## EXERCISE BRIEF
Across the entries below, count the lines in which the word "code" occurs. Reply with the count alone.
— START PROVIDED DATA —
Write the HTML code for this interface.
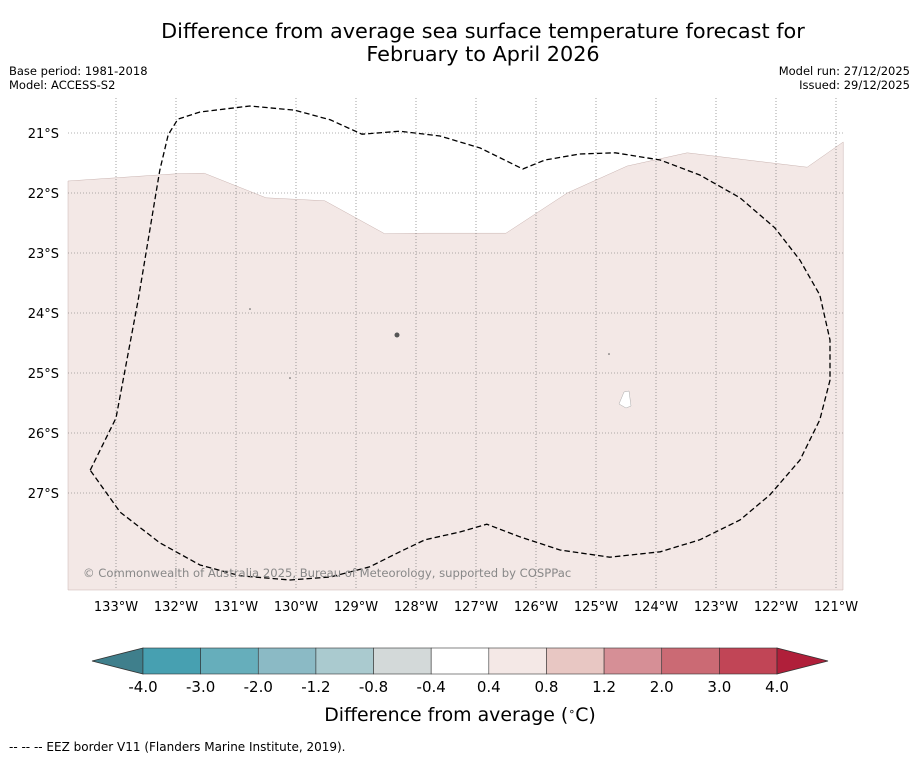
<!DOCTYPE html>
<html><head><meta charset="utf-8">
<style>
body{margin:0;background:#fff;font-family:"Liberation Sans","DejaVu Sans",sans-serif;}
svg text{font-family:"DejaVu Sans","Liberation Sans",sans-serif;}
</style></head>
<body>
<svg id="chart" width="919" height="758" viewBox="0 0 919 758" xmlns="http://www.w3.org/2000/svg">
<text x="483" y="38" font-size="20.8" text-anchor="middle">Difference from average sea surface temperature forecast for</text>
<text x="483" y="61" font-size="20.8" text-anchor="middle">February to April 2026</text>
<text x="9" y="75" font-size="11.5">Base period: 1981-2018</text>
<text x="9" y="89" font-size="11.5">Model: ACCESS-S2</text>
<text x="910" y="75" font-size="11.5" text-anchor="end">Model run: 27/12/2025</text>
<text x="910" y="89" font-size="11.5" text-anchor="end">Issued: 29/12/2025</text>
<g id="map"></g>
<g id="cbar"></g>
<text x="460" y="721" font-size="18.9" text-anchor="middle">Difference from average (<tspan baseline-shift="super" font-size="11">∘</tspan>C)</text>
<text x="9" y="751" font-size="12">--  --  -- EEZ border V11 (Flanders Marine Institute, 2019).</text>
</svg>
<script>
const lonTicks=[133,132,131,130,129,128,127,126,125,124,123,122,121];
const latTicks=[21,22,23,24,25,26,27];
const anomLon=[133.8,132.0,131.53,130.5,129.52,128.52,127.85,126.5,125.48,124.48,123.48,121.48,120.88];
const anomLat=[21.8,21.68,21.67,22.08,22.13,22.68,22.67,22.67,22.0,21.55,21.33,21.57,21.15];
const eezLon=[133.43,133.0,132.63,132.27,132.13,131.97,131.6,130.77,130.02,129.43,128.9,128.27,127.6,126.93,126.22,125.85,125.27,124.68,123.93,123.27,122.6,122.02,121.6,121.27,121.1,121.1,121.27,121.6,122.1,122.6,123.27,123.93,124.77,125.6,126.27,126.82,127.27,127.85,128.27,128.77,129.43,130.1,130.93,131.6,132.27,132.93,133.43];
const eezLat=[26.62,25.75,23.78,21.62,21.03,20.77,20.65,20.55,20.62,20.78,21.02,20.97,21.05,21.25,21.6,21.45,21.35,21.33,21.45,21.7,22.08,22.58,23.12,23.7,24.45,25.12,25.78,26.45,27.03,27.45,27.78,27.98,28.07,27.95,27.73,27.52,27.65,27.78,27.98,28.23,28.4,28.45,28.38,28.2,27.83,27.32,26.62];
const cbColors=["#3f7f8c","#47a0b1","#66aebb","#8bbac5","#aacacf","#d3d9d9","#ffffff","#f4e8e6","#e8c7c3","#d68f96","#cb6a74","#c14556","#b01f3a"];
const cbLabels=["-4.0","-3.0","-2.0","-1.2","-0.8","-0.4","0.4","0.8","1.2","2.0","3.0","4.0"];

const NS="http://www.w3.org/2000/svg";
const L=68,R=843,T=98,B=590;
const xs=lon=>116+(133-lon)*60;
const ys=lat=>133+(lat-21)*60;
function mk(tag,attrs,parent){const e=document.createElementNS(NS,tag);for(const k in attrs)e.setAttribute(k,attrs[k]);parent.appendChild(e);return e;}
const map=document.getElementById('map');
let d=`M${L},${B} `;
anomLon.forEach((lo,i)=>{d+=`L${xs(lo).toFixed(1)},${ys(anomLat[i]).toFixed(1)} `;});
d+=`L${R},${B} Z`;
const fill=mk('path',{d:d,fill:'#f3e8e6',stroke:'#c9b3b0','stroke-width':0.5},map);


const hole=mk('path',{d:'M624,392 L629,391 L631,406 L626,408 L619,404 Z',fill:'#fff',stroke:'#aaa','stroke-width':0.5},map);


[[397,335,2.5],[250,309,0.8],[290,378,0.8],[609,354,0.8]].forEach(p=>{
 const c=mk('circle',{cx:p[0],cy:p[1],r:p[2],fill:'#555'},map);
 
 
});
lonTicks.forEach(lo=>{
 const x=xs(lo);
 const g=mk('line',{x1:x,x2:x,y1:T,y2:B,stroke:'#666','stroke-width':0.6,'stroke-dasharray':'1,2'},map);
 
 
 const t=mk('text',{x:x,y:611,'font-size':13,'text-anchor':'middle'},map);t.textContent=lo+'°W';
 
 
});
latTicks.forEach(la=>{
 const y=ys(la);
 const g=mk('line',{x1:L,x2:R,y1:y,y2:y,stroke:'#666','stroke-width':0.6,'stroke-dasharray':'1,2'},map);
 
 
 const t=mk('text',{x:59,y:y+5,'font-size':13,'text-anchor':'end'},map);t.textContent=la+'°S';
 
 
});
let e='';
eezLon.forEach((lo,i)=>{e+=(i?'L':'M')+xs(lo).toFixed(1)+','+ys(eezLat[i]).toFixed(1)+' ';});
const eez=mk('path',{d:e,fill:'none',stroke:'#000','stroke-width':1.3,'stroke-dasharray':'5.5,3'},map);


const cp=mk('text',{x:83,y:577,'font-size':11.6,fill:'#888'},map);
cp.textContent='© Commonwealth of Australia 2025, Bureau of Meteorology, supported by COSPPac';


const cb=document.getElementById('cbar');
const x0=143,x1=777,y0=648,y1=674,n=cbLabels.length-1,w=(x1-x0)/n;
const lt=mk('path',{d:`M${x0},${y0} L92,661 L${x0},${y1} Z`,fill:cbColors[0],stroke:'#333','stroke-width':0.8},cb);


for(let i=0;i<n;i++){
 const r=mk('rect',{x:x0+i*w,y:y0,width:w,height:y1-y0,fill:cbColors[i+1],stroke:'#333','stroke-width':0.6},cb);
 
 
}
const rt=mk('path',{d:`M${x1},${y0} L828,661 L${x1},${y1} Z`,fill:cbColors[cbColors.length-1],stroke:'#333','stroke-width':0.8},cb);


cbLabels.forEach((s,i)=>{
 const t=mk('text',{x:x0+i*w,y:692,'font-size':15,'text-anchor':'middle'},cb);t.textContent=s;
 
 
});
</script>
</body></html>
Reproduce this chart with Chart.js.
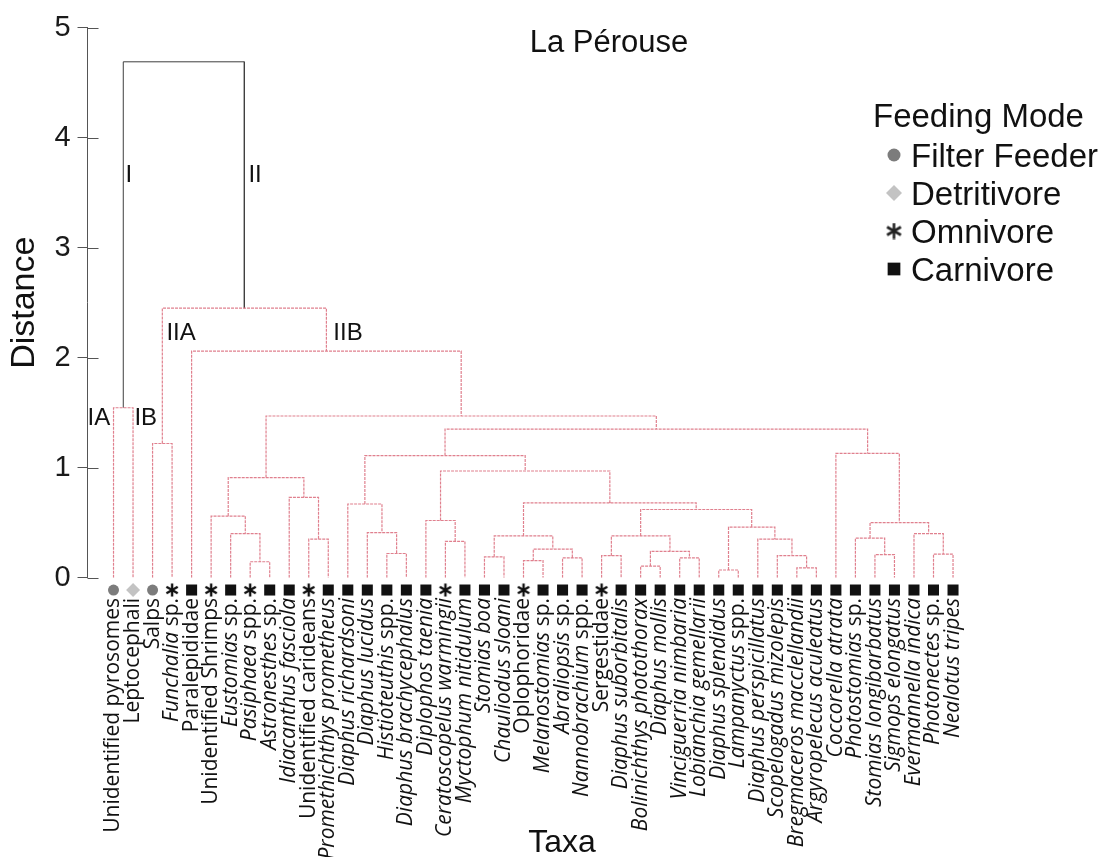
<!DOCTYPE html>
<html>
<head>
<meta charset="utf-8">
<title>La Pérouse dendrogram</title>
<script src="https://cdn.jsdelivr.net/npm/chart.js@4.4.1/dist/chart.umd.min.js"></script>
<style>
  html, body { margin: 0; padding: 0; background: #fff; }
  #wrap { width: 1109px; height: 857px; position: relative; }
</style>
</head>
<body>
<div id="wrap"><canvas id="dendro"></canvas></div>
<script>
// leaves, left to right
const taxa = [
  'Unidentified pyrosomes', 'Leptocephali', 'Salps', 'Funchalia sp.', 'Paralepididae',
  'Unidentified Shrimps', 'Eustomias sp.', 'Pasiphaea spp.', 'Astronesthes sp.', 'Idiacanthus fasciola',
  'Unidentified carideans', 'Promethichthys prometheus', 'Diaphus richardsoni', 'Diaphus lucidus', 'Histioteuthis spp.',
  'Diaphus brachycephalus', 'Diplophos taenia', 'Ceratoscopelus warmingii', 'Myctophum nitidulum', 'Stomias boa',
  'Chauliodus sloani', 'Oplophoridae', 'Melanostomias sp.', 'Abraliopsis sp.', 'Nannobrachium spp.',
  'Sergestidae', 'Diaphus suborbitalis', 'Bolinichthys photothorax', 'Diaphus mollis', 'Vinciguerria nimbaria',
  'Lobianchia gemellarii', 'Diaphus splendidus', 'Lampanyctus spp.', 'Diaphus perspicillatus', 'Scopelogadus mizolepis',
  'Bregmaceros macclellandii', 'Argyropelecus aculeatus', 'Coccorella atrata', 'Photostomias sp.', 'Stomias longibarbatus',
  'Sigmops elongatus', 'Evermannella indica', 'Photonectes sp.', 'Nealotus tripes'
];
// F filter feeder, D detritivore, O omnivore, C carnivore
const feeding = [
  'F', 'D', 'F', 'O', 'C', 'O', 'C', 'O', 'C', 'C',
  'O', 'C', 'C', 'C', 'C', 'C', 'C', 'O', 'C', 'C',
  'C', 'O', 'C', 'C', 'C', 'O', 'C', 'C', 'C', 'C',
  'C', 'C', 'C', 'C', 'C', 'C', 'C', 'C', 'C', 'C',
  'C', 'C', 'C', 'C'
];
const plainNames = ['Unidentified pyrosomes', 'Leptocephali', 'Salps', 'Paralepididae',
  'Unidentified Shrimps', 'Unidentified carideans', 'Oplophoridae', 'Sergestidae'];

// merges [left, right, distance]; ids 0-43 are leaves, merge k gets id 44 + k
const merges = [
  [0, 1, 1.545], [2, 3, 1.22], [7, 8, 0.145], [6, 46, 0.40], [5, 47, 0.56],
  [10, 11, 0.35], [9, 49, 0.73], [48, 50, 0.91], [14, 15, 0.22], [13, 52, 0.41],
  [12, 53, 0.67], [17, 18, 0.33], [16, 55, 0.52], [19, 20, 0.19], [21, 22, 0.155],
  [23, 24, 0.18], [58, 59, 0.26], [57, 60, 0.38], [25, 26, 0.20], [27, 28, 0.105],
  [29, 30, 0.18], [63, 64, 0.24], [62, 65, 0.38], [31, 32, 0.07], [35, 36, 0.09],
  [34, 68, 0.20], [33, 69, 0.35], [67, 70, 0.46], [66, 71, 0.62], [61, 72, 0.68],
  [56, 73, 0.97], [54, 74, 1.11], [39, 40, 0.21], [38, 76, 0.36], [42, 43, 0.215],
  [41, 78, 0.40], [77, 79, 0.50], [37, 80, 1.13], [75, 81, 1.35], [51, 82, 1.47],
  [4, 83, 2.06], [45, 84, 2.45], [44, 85, 4.69]
];
const yTicks = [0, 1, 2, 3, 4, 5];
const clusterLabels = [
  { text: 'I', x: 0.61, y: 3.6 }, { text: 'II', x: 6.91, y: 3.6 },
  { text: 'IA', x: -1.33, y: 1.39 }, { text: 'IB', x: 1.07, y: 1.39 },
  { text: 'IIA', x: 2.71, y: 2.16 }, { text: 'IIB', x: 11.26, y: 2.16 }
];
const legendItems = [['Filter Feeder', 'F'], ['Detritivore', 'D'], ['Omnivore', 'O'], ['Carnivore', 'C']];

// node positions: leaf index for x, merge height for y
const nodeX = taxa.map((t, i) => i);
const nodeH = taxa.map(() => 0);
merges.forEach(([a, b, h]) => { nodeX.push((nodeX[a] + nodeX[b]) / 2); nodeH.push(h); });

function uShape(m) {
  const [a, b, h] = m;
  return [
    { x: nodeX[a], y: nodeH[a] }, { x: nodeX[a], y: h },
    { x: nodeX[b], y: h }, { x: nodeX[b], y: nodeH[b] },
    { x: nodeX[b], y: null }
  ];
}
const pinkPath = [];
merges.slice(0, -1).forEach(m => pinkPath.push(...uShape(m)));
const rootPath = uShape(merges[merges.length - 1]);

// asterisk marker
function makeStar(size, color, lw) {
  const c = document.createElement('canvas');
  c.width = size; c.height = size;
  const g = c.getContext('2d');
  g.strokeStyle = color; g.lineWidth = lw;
  const r = size / 2 - 0.5;
  [90, 30, 150].forEach(deg => {
    const t = deg * Math.PI / 180;
    g.beginPath();
    g.moveTo(size / 2 - r * Math.cos(t), size / 2 - r * Math.sin(t));
    g.lineTo(size / 2 + r * Math.cos(t), size / 2 + r * Math.sin(t));
    g.stroke();
  });
  return c;
}
const modeStyle = {
  F: { pointStyle: 'circle', radius: 5.5, color: '#7c7c7c' },
  D: { pointStyle: 'rectRot', radius: 7, color: '#c3c3c3' },
  O: { pointStyle: makeStar(14, '#111', 2.4), radius: 7, color: '#111' },
  C: { pointStyle: 'rect', radius: 7.8, color: '#111' }
};
const legendStyle = {
  F: { pointStyle: 'circle', radius: 6.5, color: '#7c7c7c' },
  D: { pointStyle: 'rectRot', radius: 8, color: '#c3c3c3' },
  O: { pointStyle: makeStar(17, '#222', 2.6), radius: 8, color: '#222' },
  C: { pointStyle: 'rect', radius: 9, color: '#111' }
};
const markerY = -0.112;

const markerSets = ['F', 'D', 'O', 'C'].map(code => ({
  label: code,
  data: taxa.map((t, i) => ({ x: i, y: markerY })).filter((p, i) => feeding[i] === code),
  pointStyle: modeStyle[code].pointStyle,
  pointRadius: modeStyle[code].radius,
  pointHoverRadius: 18,
  pointBackgroundColor: modeStyle[code].color,
  pointBorderWidth: 0,
  showLine: false,
  clip: false
}));

const sansFont = '"Liberation Sans", Arial, sans-serif';

const decor = {
  id: 'decor',
  afterDraw(chart) {
    const ctx = chart.ctx;
    const xs = chart.scales.x, ys = chart.scales.y;
    ctx.save();
    // tick marks continue to the right of the axis line
    ctx.strokeStyle = '#555';
    ctx.lineWidth = 1;
    yTicks.forEach(v => {
      const y = Math.round(ys.getPixelForValue(v)) + 0.5;
      ctx.beginPath();
      ctx.moveTo(chart.chartArea.left, y);
      ctx.lineTo(chart.chartArea.left + 11, y);
      ctx.stroke();
    });
    ctx.fillStyle = '#111';
    // taxa labels, genus names in italics
    taxa.forEach((name, i) => {
      let parts;
      if (plainNames.includes(name)) parts = [[name, false]];
      else {
        const m = name.match(/^(.*?)( spp?\.)$/);
        parts = m ? [[m[1], true], [m[2], false]] : [[name, true]];
      }
      const fonts = parts.map(p => (p[1] ? 'italic ' : '') + '21px "Open Sans"');
      let total = 0;
      parts.forEach((p, k) => { ctx.font = fonts[k]; total += ctx.measureText(p[0]).width; });
      ctx.save();
      ctx.translate(xs.getPixelForValue(i), 598);
      ctx.rotate(-Math.PI / 2);
      ctx.textBaseline = 'middle';
      ctx.textAlign = 'left';
      let pos = -total;
      parts.forEach((p, k) => { ctx.font = fonts[k]; ctx.fillText(p[0], pos, 0); pos += ctx.measureText(p[0]).width; });
      ctx.restore();
    });
    // axis title, plot title, cluster names
    ctx.textBaseline = 'alphabetic';
    ctx.textAlign = 'center';
    ctx.font = '32px ' + sansFont;
    ctx.fillText('Taxa', 562, 852);
    ctx.font = '31px ' + sansFont;
    ctx.fillText('La Pérouse', 609, 52);
    ctx.textAlign = 'left';
    ctx.font = '24px ' + sansFont;
    clusterLabels.forEach(l => ctx.fillText(l.text, xs.getPixelForValue(l.x), ys.getPixelForValue(l.y)));
    // legend
    ctx.font = '33px ' + sansFont;
    ctx.fillText('Feeding Mode', 873, 127);
    legendItems.forEach(([text, code], k) => {
      const y = 155 + k * 38;
      const st = legendStyle[code];
      ctx.fillStyle = st.color;
      Chart.helpers.drawPoint(ctx, { pointStyle: st.pointStyle, radius: st.radius, rotation: 0, borderWidth: 0 }, 894, y);
      ctx.fillStyle = '#111';
      ctx.fillText(text, 911, y + 12);
    });
    ctx.restore();
  }
};

new Chart(document.getElementById('dendro'), {
  type: 'scatter',
  data: {
    datasets: [
      { label: 'tree', data: pinkPath, showLine: true, borderColor: '#e0808e', borderWidth: 1.2,
        borderDash: [3, 1], pointRadius: 0, spanGaps: false, tension: 0 },
      { label: 'root', data: rootPath, showLine: true, borderColor: '#3f3f3f', borderWidth: 1,
        pointRadius: 0, spanGaps: false, tension: 0 },
      ...markerSets
    ]
  },
  options: {
    responsive: true,
    maintainAspectRatio: false,
    animation: false,
    events: [],
    layout: { padding: { left: 0, top: 27.7, right: 109, bottom: 279.3 } },
    plugins: { legend: { display: false }, tooltip: { enabled: false } },
    scales: {
      x: { type: 'linear', min: -1.331, max: 45.406, display: false },
      y: {
        type: 'linear', min: 0, max: 5,
        afterBuildTicks: axis => { axis.ticks = yTicks.map(v => ({ value: v })); },
        ticks: { font: { family: sansFont, size: 29 }, color: '#1a1a1a', padding: 7 },
        grid: { drawOnChartArea: false, drawTicks: true, tickLength: 10, color: '#555' },
        border: { color: '#555', width: 1 },
        title: { display: true, text: 'Distance', color: '#111',
          font: { family: sansFont, size: 34 }, padding: { top: 4.6, bottom: 2 } }
      }
    }
  },
  plugins: [decor]
});
</script>
</body>
</html>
— END PROVIDED DATA —
## FINAL ANSWER
9